In saying that the board's actions appear to be at least partly de facto content-based, I am not saying that they were the product of bad motives. The leading actors on behalf of the board appear to be Professor Gillian Metzger (currently serving in the DOJ's Office of Legal Counsel) and attorney Ginger Anders. As I noted in my thread on X, Professor Metzger was my colleague for many years, while Ms. Anders is an outstanding lawyer who happened to be my student many years ago. They both generally have excellent judgment.

But smart people of integrity can sometimes err, and I'm persuaded the board erred here. 

There were two basic errors. The first was the decision to shut down the CLR website. The board's letter states that the board shut down the website "to preserve the status quo" to allow the full membership to review the article but also acknowledges that the article was already circulating publicly, so that, "as a practical matter, it" was already "published." And not just published as a draft. The circulating version bears a prominent large-font "Columbia Law Review" heading. Shutting down the website did not preserve any status quo. It created a new and very uncomfortable situation.

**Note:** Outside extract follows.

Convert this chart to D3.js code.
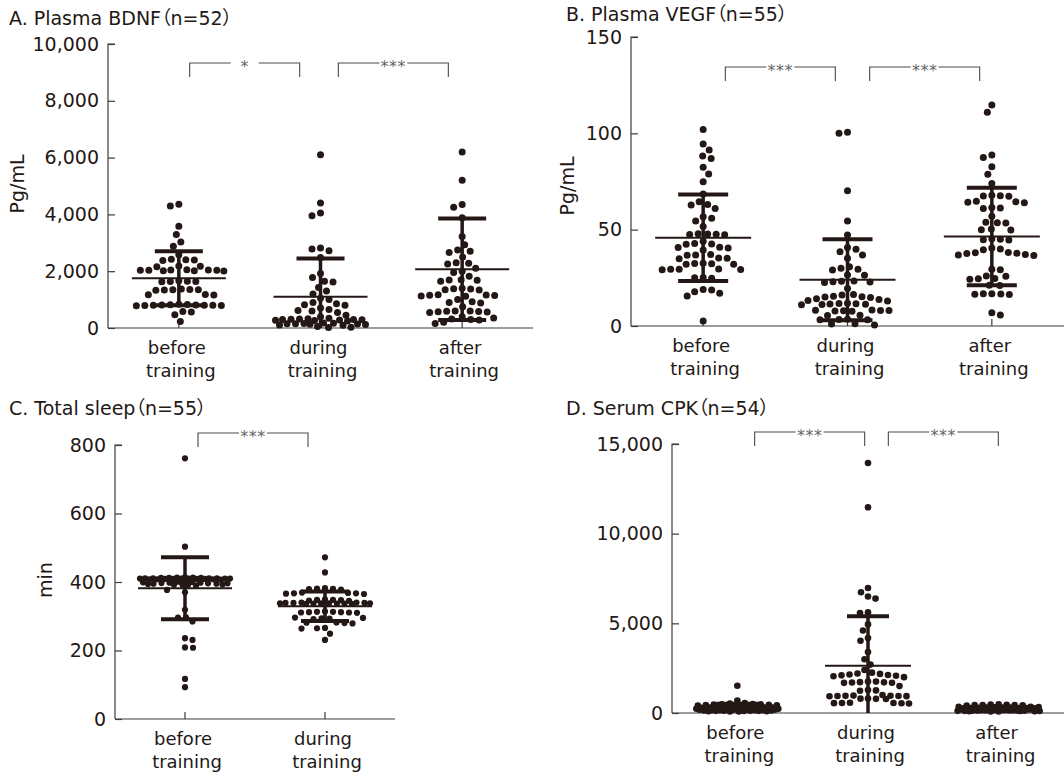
<!DOCTYPE html>
<html>
<head>
<meta charset="utf-8">
<script src="https://cdn.jsdelivr.net/npm/d3@7"></script>
<style>
body { margin: 0; background: #fff; }
text { font-family: "DejaVu Sans", "Noto Sans CJK JP", sans-serif; fill: #231815; }
.title { font-size: 19px; font-feature-settings: "palt" 1; }
</style>
</head>
<body>
<script>
// categories
const cats3 = ["before training", "during training", "after training"];
const cats2 = ["before training", "during training"];

// A. plasma BDNF (pg/mL)
const bdnfBefore = [4300, 4360, 3580, 3290, 3030, 2880, 2400, 2380, 2420, 2390, 2170, 2180, 2160,
  2030, 2020, 2040, 2030, 2010, 2050, 2030, 2020, 2040, 1640, 1650, 1630, 1660, 1640,
  1350, 1360, 1340, 1370, 1350, 1330, 1170, 1180, 1160,
  800, 810, 790, 820, 780, 800, 830, 790, 810, 800, 840, 580, 470, 560, 230, 2580];
const bdnfDuring = [6100, 4400, 4050, 3950, 2820, 2780, 2720, 2480, 1920, 1780, 1650, 1620, 1430, 1300,
  1200, 1050, 1000, 850, 820, 800, 650, 620, 600, 550, 450, 400,
  340, 330, 320, 310, 300, 300, 290, 280, 270, 260, 250,
  180, 170, 160, 150, 150, 140, 130, 120, 110, 100, 50, 30, 20, 900, 700];
const bdnfAfter = [6200, 5200, 4350, 4250, 3880, 3220, 2930, 2750, 2700, 2660, 2500, 2300, 2280, 2250,
  2000, 1950, 1820, 1700, 1690, 1680, 1650, 1400, 1380, 1370, 1350, 1340, 1150, 1160, 1140, 1130,
  1170, 1120, 920, 900, 880, 750, 600, 580, 570, 560, 590, 600, 550, 400, 350, 320, 300, 280,
  160, 200, 1000, 2100];
const bdnfMean = [1750, 1100, 2070];
const bdnfSD = [950, 1350, 1790];
const bdnfTicks = [0, 2000, 4000, 6000, 8000, 10000];

// B. plasma VEGF (pg/mL)
const vegfBefore = [102, 94.5, 91.3, 88.2, 87, 82.4, 78.9, 74.9, 68.5, 64.5, 62.8, 63.1, 61, 56.7, 55.9,
  54.5, 51.6, 47.6, 47.8, 47.4, 47.9, 47.5, 42.6, 42.8, 42.4, 40.7, 39.4, 40.5, 40.9, 36.9, 37.1,
  36.7, 35.1, 35.3, 34.9, 32.5, 32.0, 32.3, 32.6, 32.1, 29.4, 29.5, 29.3, 29.6, 29.2, 25, 25.2,
  24.8, 19, 17, 15.6, 17.8, 18.7, 2.6, 44];
const vegfDuring = [100, 100.5, 70.2, 54.5, 47.2, 39.8, 38.6, 40.7, 36.9, 35.1, 30, 29.4, 30.8, 29.1,
  26.5, 26.3, 23, 23.2, 22.8, 23.4, 22.6, 15.2, 15.5, 16.1, 14.8, 15.0, 16.3, 14.2, 13.0, 13.8,
  13.2, 11.5, 11.2, 11.8, 11.0, 11.4, 11.7, 11.3, 8.0, 7.8, 8.3, 8.1, 7.6, 8.2, 7.9, 5.6, 5.4,
  3.4, 3.2, 3.5, 3.3, 1.0, 0.5, 1.2, 19.5];
const vegfAfter = [114.7, 110.9, 88.8, 87.5, 82.7, 78.7, 74, 67.5, 67.8, 67.3, 67.6, 64.5, 64.2, 64.8,
  64.0, 61.3, 61.5, 61.0, 57, 53.6, 53.8, 53.4, 50, 50.3, 49.8, 45, 44.6, 45.3, 44.8, 40, 40.5,
  38, 38.2, 39.6, 37.8, 37.6, 36.9, 37.1, 36.6, 29.4, 29.2, 24.5, 26, 25.8, 24.2, 24.6, 21, 21.2,
  16.6, 16.4, 16.8, 16.5, 16.7, 6.9, 5.7];
const vegfMean = [45.8, 24, 46.5];
const vegfSD = [22.4, 21, 25.3];
const vegfTicks = [0, 50, 100, 150];

// C. total sleep (min)
const sleepBefore = [761, 503, 377, 370, 319, 297, 296, 285, 236, 231, 209, 208, 117, 93,
  410, 411, 409, 412, 408, 410, 413, 407, 411, 409, 410, 412, 408, 414, 406, 410, 411, 409, 412,
  408, 410, 413, 407, 411, 409,
  395, 398, 392, 400, 394, 397, 391, 399, 396, 393, 401, 390, 395, 398, 392, 396];
const sleepDuring = [472, 428, 380, 382, 378, 381, 379, 367, 366, 368, 365, 369, 367,
  348, 346, 349, 345, 347, 348,
  338, 337, 339, 336, 340, 338, 337, 339, 338, 336, 340, 337, 339, 338,
  312, 313, 311, 314, 312, 310, 313, 311, 294, 296, 292, 295, 293, 280, 281, 279, 282,
  265, 264, 266, 249, 231];
const sleepMean = [382, 329];
const sleepSD = [90.5, 43];
const sleepTicks = [0, 200, 400, 600, 800];

// D. serum CPK
const cpkBefore = [1520, 690, 560, 520, 500, 490, 480, 470, 460, 450, 430, 410,
  350, 340, 330, 320, 310, 300, 300, 290, 280, 270, 260, 250, 250, 240, 330, 310, 290, 270, 260, 240,
  200, 190, 180, 170, 160, 150, 150, 140, 130, 120, 110, 100, 90, 80, 200, 180, 160, 140, 120, 100,
  170, 130];
const cpkDuring = [13940, 11470, 6970, 6730, 6500, 6380, 5610, 5580, 4940, 4600, 4180, 4030, 3400, 3000,
  2700, 2400, 2180, 2120, 2080, 2200, 2050, 2150, 2250, 2000, 2100,
  1750, 1700, 1680, 1720, 1690, 1710, 1760, 1500, 1260, 1280, 1240,
  950, 960, 940, 970, 945, 955, 935, 800, 790, 810, 780, 560, 550, 540, 570, 530, 555, 1000];
const cpkAfter = [480, 470, 460, 450, 450, 440, 430, 420,
  350, 340, 330, 320, 310, 300, 290, 280, 270, 260, 250, 240, 230, 220, 210, 200, 300, 280, 260, 240,
  220, 200, 190, 180, 170, 160, 150, 140, 130, 120, 110, 100, 90, 80, 180, 160, 140, 120, 100, 150,
  170, 130, 110, 200, 250, 190];
const cpkMean = [250, 2640, 200];
const cpkSD = [270, 2750, 100];
const cpkTicks = [0, 5000, 10000, 15000];

const ink = "#231815";

const panels = [
  { title: "A. Plasma BDNF（n=52）", tx: 9, ty: 25, ylab: "Pg/mL", ylx: 24, yly: 184,
    x0: 108, x1: 533, yT: 44, yB: 328, max: 10000, ticks: bdnfTicks, fmt: d3.format(","),
    cats: cats3, groups: [bdnfBefore, bdnfDuring, bdnfAfter], mean: bdnfMean, sd: bdnfSD,
    brackets: [[0, 1, "*", -5], [1, 2, "***", 2]], bry: 63, r: 3.5, dist: 8.5, cap: 24, mw: 47 },
  { title: "B. Plasma VEGF（n=55）", tx: 566, ty: 21, ylab: "Pg/mL", ylx: 574, yly: 186,
    x0: 631, x1: 1064, yT: 37, yB: 326, max: 150, ticks: vegfTicks, fmt: d3.format("d"),
    cats: cats3, groups: [vegfBefore, vegfDuring, vegfAfter], mean: vegfMean, sd: vegfSD,
    brackets: [[0, 1, "***", 5], [1, 2, "***", 5]], bry: 67, r: 3.5, dist: 8.5, cap: 25, mw: 48 },
  { title: "C. Total sleep（n=55）", tx: 9, ty: 415, ylab: "min", ylx: 52, yly: 580,
    x0: 115, x1: 395, yT: 445, yB: 719, max: 800, ticks: sleepTicks, fmt: d3.format("d"),
    cats: cats2, groups: [sleepBefore, sleepDuring], mean: sleepMean, sd: sleepSD,
    brackets: [[0, 1, "***", -2]], bry: 433, r: 3.1, dist: 7.6, cap: 24, mw: 47 },
  { title: "D. Serum CPK（n=54）", tx: 566, ty: 415, ylab: null,
    x0: 672, x1: 1064, yT: 444, yB: 713, max: 15000, ticks: cpkTicks, fmt: d3.format(","),
    cats: cats3, groups: [cpkBefore, cpkDuring, cpkAfter], mean: cpkMean, sd: cpkSD,
    brackets: [[0, 1, "***", 7], [1, 2, "***", 10]], bry: 432, r: 3.3, dist: 7.8, cap: 21, mw: 43 }
];

const svg = d3.select("body").append("svg")
  .attr("width", 1064)
  .attr("height", 776);

// greedy beeswarm: each dot goes to the free spot nearest the centre
function swarm(values, y, dist, maxHalf) {
  const pts = values.map(v => ({ v, y: y(v) })).sort((a, b) => a.y - b.y);
  const placed = [];
  let flip = 1;
  pts.forEach(p => {
    let best = 0, bestScore = -1;
    for (let s = 0; s <= maxHalf && bestScore !== Infinity; s += 0.5) {
      for (const sg of [flip, -flip]) {
        const x = s * sg;
        let md = Infinity;
        for (const q of placed) {
          const d = Math.hypot(q.x - x, q.y - p.y);
          if (d < md) md = d;
        }
        if (md >= dist) { best = x; bestScore = Infinity; break; }
        if (md > bestScore) { bestScore = md; best = x; }
        if (s === 0) break;
      }
    }
    p.x = best;
    placed.push(p);
    flip = -flip;
  });
  return placed;
}

panels.forEach(p => {
  const g = svg.append("g");

  const x = d3.scalePoint().domain(p.cats).range([p.x0, p.x1]).padding(0.5);
  const y = d3.scaleLinear().domain([0, p.max]).range([p.yB, p.yT]);

  // title (palt keeps the full-width brackets tight)
  g.append("text")
    .attr("class", "title")
    .attr("x", p.tx).attr("y", p.ty)
    .text(p.title);

  // y axis label
  if (p.ylab) {
    g.append("text")
      .attr("transform", `translate(${p.ylx},${p.yly}) rotate(-90)`)
      .attr("text-anchor", "middle")
      .style("font-size", "19px")
      .text(p.ylab);
  }

  // y axis, ticks pointing inward
  const yAxis = g.append("g")
    .attr("transform", `translate(${p.x0},0)`)
    .call(d3.axisRight(y).tickValues(p.ticks).tickFormat(p.fmt).tickSize(7).tickPadding(-26));
  yAxis.select(".domain").attr("d", `M7,${p.yT}H0V${p.yB}`);
  yAxis.selectAll("line, path").attr("stroke", "#3c3c3c").attr("stroke-width", 1.2);
  yAxis.selectAll("text")
    .attr("text-anchor", "end")
    .attr("x", -9)
    .style("font-size", "19px")
    .style("font-family", '"DejaVu Sans", sans-serif')
    .attr("fill", ink);

  // x axis
  g.append("line")
    .attr("x1", p.x0).attr("x2", p.x1)
    .attr("y1", p.yB).attr("y2", p.yB)
    .attr("stroke", "#3c3c3c").attr("stroke-width", 1.2);
  g.selectAll(".xtick").data(p.cats).join("line")
    .attr("x1", d => x(d)).attr("x2", d => x(d))
    .attr("y1", p.yB).attr("y2", p.yB - 7)
    .attr("stroke", "#3c3c3c").attr("stroke-width", 1.2);
  const lab = g.selectAll(".xlab").data(p.cats).join("text")
    .attr("text-anchor", "middle")
    .style("font-size", "18px");
  lab.append("tspan").attr("x", d => x(d) - 2).attr("y", p.yB + 26).text(d => d.split(" ")[0]);
  lab.append("tspan").attr("x", d => x(d) + 2).attr("y", p.yB + 49).text(d => d.split(" ")[1]);

  // dots
  p.groups.forEach((vals, i) => {
    const cx = x(p.cats[i]);
    g.append("g").selectAll("circle")
      .data(swarm(vals, y, p.dist, p.mw - 2))
      .join("circle")
      .attr("cx", d => cx + d.x)
      .attr("cy", d => d.y)
      .attr("r", p.r)
      .attr("fill", ink);
  });

  // mean and SD
  p.cats.forEach((c, i) => {
    const cx = x(c);
    const m = p.mean[i], s = p.sd[i];
    const lo = Math.max(0, m - s);
    g.append("line")
      .attr("x1", cx).attr("x2", cx)
      .attr("y1", y(lo)).attr("y2", y(m + s))
      .attr("stroke", ink).attr("stroke-width", 3.5);
    g.append("line")
      .attr("x1", cx - p.cap).attr("x2", cx + p.cap)
      .attr("y1", y(m + s)).attr("y2", y(m + s))
      .attr("stroke", ink).attr("stroke-width", 4);
    if (m - s > 0) {
      g.append("line")
        .attr("x1", cx - p.cap).attr("x2", cx + p.cap)
        .attr("y1", y(m - s)).attr("y2", y(m - s))
        .attr("stroke", ink).attr("stroke-width", 4);
    }
    g.append("line")
      .attr("x1", cx - p.mw).attr("x2", cx + p.mw)
      .attr("y1", y(m)).attr("y2", y(m))
      .attr("stroke", ink).attr("stroke-width", 2);
  });

  // significance brackets
  p.brackets.forEach(([a, b, label, dx]) => {
    const mid = (x(p.cats[a]) + x(p.cats[b])) / 2 + dx;
    g.append("path")
      .attr("d", `M${mid - 55},${p.bry + 14}V${p.bry}H${mid + 55}V${p.bry + 14}`)
      .attr("fill", "none")
      .attr("stroke", "#4a4a4a").attr("stroke-width", 1.1);
    g.append("rect")
      .attr("x", mid - 14).attr("y", p.bry - 4)
      .attr("width", 28).attr("height", 8)
      .attr("fill", "#fff");
    g.append("text")
      .attr("x", mid).attr("y", p.bry + 9)
      .attr("text-anchor", "middle")
      .style("font-size", "16px")
      .style("letter-spacing", "0.5px")
      .style("fill", "#666")
      .text(label);
  });
});
</script>
</body>
</html>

The second error was the failure to foresee that the board's actions would be perceived as censorship, whether or not that is a fair description. The board apparently also failed to foresee that its inevitably very public confrontation with the student editors would generate much more negative publicity for CLR than the article itself would have.

* * *

As I hit "publish" on this essay at 6 pm on Wednesday June 5, the CLR website remains in maintenance mode. I can only assume that is because of a standoff between the board and the student editors in charge--with the latter refusing to add the board's disclaimer to the article and the former refusing to unfreeze the website until the disclaimer is added. If anyone were to ask me, I would advise the board to relent. At this point, anyone who is interested in reading Eghbariah's article in the CLR itself will likely be fully informed about the board's concerns.


Postscript: Weirdly, the "maintenance" message appears on the CLR homepage and some but not all interior pages. For example, this 2014 article by Professor Buchanan and me is accessible (or at least it was when I posted today's essay), as are some other articles in the CLR, but many others just redirect to the "maintenance" message. If there's a pattern to what is and isn't accessible, I haven't decoded it. Perhaps someone should do some maintenance on the CLR website while it's in maintenance mode.